Pozitivist zihniyetin ürettiği mitler Batı’da kendi şartları içinde kabulü zor olmayan dönüşümler sağlarken, Batı dışında ise trajik yıkımla­ra sebep oldu. Dışarıdan gelecek mitlere karşı tutunma imkânı olarak bütün dayanak noktalarının korunma çabası, çelişkili bir şekilde yine bu mitlere başvurularak yapıldı. Sosyal ilişkiler evreninin yıkılması ve dayanak mekanizmalarının ortadan kaldırılmasından itibaren bu toplumlar, Aydınlanma ve Sanayi Devrimi’nden devşirilmiş bir "düzen sorunu” ile başbaşa kaldılar.

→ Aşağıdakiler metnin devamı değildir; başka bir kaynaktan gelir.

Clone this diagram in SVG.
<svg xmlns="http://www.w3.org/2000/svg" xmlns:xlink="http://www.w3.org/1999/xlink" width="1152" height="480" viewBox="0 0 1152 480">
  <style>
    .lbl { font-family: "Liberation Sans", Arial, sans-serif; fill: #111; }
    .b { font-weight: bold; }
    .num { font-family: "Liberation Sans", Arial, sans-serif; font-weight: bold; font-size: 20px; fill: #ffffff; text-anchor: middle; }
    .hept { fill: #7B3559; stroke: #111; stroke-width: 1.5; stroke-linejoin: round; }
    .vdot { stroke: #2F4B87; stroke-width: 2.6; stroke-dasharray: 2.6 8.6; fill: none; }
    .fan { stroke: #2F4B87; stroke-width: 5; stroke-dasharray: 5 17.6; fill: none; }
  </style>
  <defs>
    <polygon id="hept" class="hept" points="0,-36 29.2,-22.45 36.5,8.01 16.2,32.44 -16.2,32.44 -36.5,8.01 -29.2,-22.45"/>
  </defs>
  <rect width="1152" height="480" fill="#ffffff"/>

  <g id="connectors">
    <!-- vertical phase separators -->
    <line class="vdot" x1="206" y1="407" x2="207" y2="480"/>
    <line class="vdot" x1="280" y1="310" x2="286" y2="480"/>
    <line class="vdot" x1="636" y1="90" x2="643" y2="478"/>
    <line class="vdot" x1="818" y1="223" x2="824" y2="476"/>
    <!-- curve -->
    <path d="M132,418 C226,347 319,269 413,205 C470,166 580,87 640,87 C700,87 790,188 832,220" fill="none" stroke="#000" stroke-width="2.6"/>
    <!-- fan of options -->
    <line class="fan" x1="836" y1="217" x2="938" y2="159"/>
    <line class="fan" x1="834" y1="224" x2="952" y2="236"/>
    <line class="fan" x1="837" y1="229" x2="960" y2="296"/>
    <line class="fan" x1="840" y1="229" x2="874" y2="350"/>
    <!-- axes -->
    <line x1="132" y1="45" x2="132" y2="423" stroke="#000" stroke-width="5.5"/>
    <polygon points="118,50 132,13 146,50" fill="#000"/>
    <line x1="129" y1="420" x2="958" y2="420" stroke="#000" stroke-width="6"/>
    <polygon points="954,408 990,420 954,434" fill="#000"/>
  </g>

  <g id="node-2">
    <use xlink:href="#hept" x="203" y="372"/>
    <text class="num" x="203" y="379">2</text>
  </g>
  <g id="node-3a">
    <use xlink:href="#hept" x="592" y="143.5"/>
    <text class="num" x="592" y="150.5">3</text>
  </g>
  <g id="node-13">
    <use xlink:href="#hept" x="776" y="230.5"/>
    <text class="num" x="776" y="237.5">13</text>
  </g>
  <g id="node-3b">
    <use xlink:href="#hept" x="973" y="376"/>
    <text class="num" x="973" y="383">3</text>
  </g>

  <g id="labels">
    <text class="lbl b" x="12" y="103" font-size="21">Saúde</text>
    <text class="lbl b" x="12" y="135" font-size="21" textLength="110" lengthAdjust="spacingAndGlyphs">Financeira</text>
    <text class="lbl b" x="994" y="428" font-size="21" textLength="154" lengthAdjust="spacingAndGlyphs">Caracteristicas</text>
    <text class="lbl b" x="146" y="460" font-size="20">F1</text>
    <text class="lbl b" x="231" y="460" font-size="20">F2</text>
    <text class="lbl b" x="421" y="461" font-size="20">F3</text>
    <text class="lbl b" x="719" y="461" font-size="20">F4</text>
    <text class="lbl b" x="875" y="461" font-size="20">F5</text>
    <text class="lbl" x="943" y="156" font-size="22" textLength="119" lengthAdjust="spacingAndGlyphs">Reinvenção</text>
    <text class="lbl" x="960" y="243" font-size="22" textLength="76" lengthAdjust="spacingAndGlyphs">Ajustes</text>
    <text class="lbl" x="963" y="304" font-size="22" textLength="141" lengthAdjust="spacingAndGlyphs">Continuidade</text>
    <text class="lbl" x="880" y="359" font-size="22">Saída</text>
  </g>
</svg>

Nihayette öyle bir noktaya geldiler ki, kendilerinin kim ve ne olduklarını veya ne durumda bulunduklarını anlamak için “modern­leşme” kavramına müracaat etme ihtiyacım duymaktan kurtulamadılar.

Buna karşılık 21. asır, bilimin klasik nitelik ve işlevi' nin değiştiği, hakikat anlayışı ve düzen fikrinin yeniden kavramlaştırılmaya çalışıldığı bir yüzyıl olma özelliği ta­şımakta. Geçmiş yüzyıllara ait mitleri yıkma azmi taşı­yan bu yüzyıl, yerine kendi mitlerini geçirme mücadelesi içinde bulunuyor. Bir dünya görüşüne temel olacak bütün değerleri/kurucu elemanları -Tanrı, ben, amaç, anlam, dünya, hakikat- yıkmaktadır. Varlığın, hayatın, insanın yeniden tanımlama girişimi ve modern paradigmanın açılımı olarak yeni yollar önermekte; modernist toplum projesinin doğruluğunu tartışma konusu yapmaktadır.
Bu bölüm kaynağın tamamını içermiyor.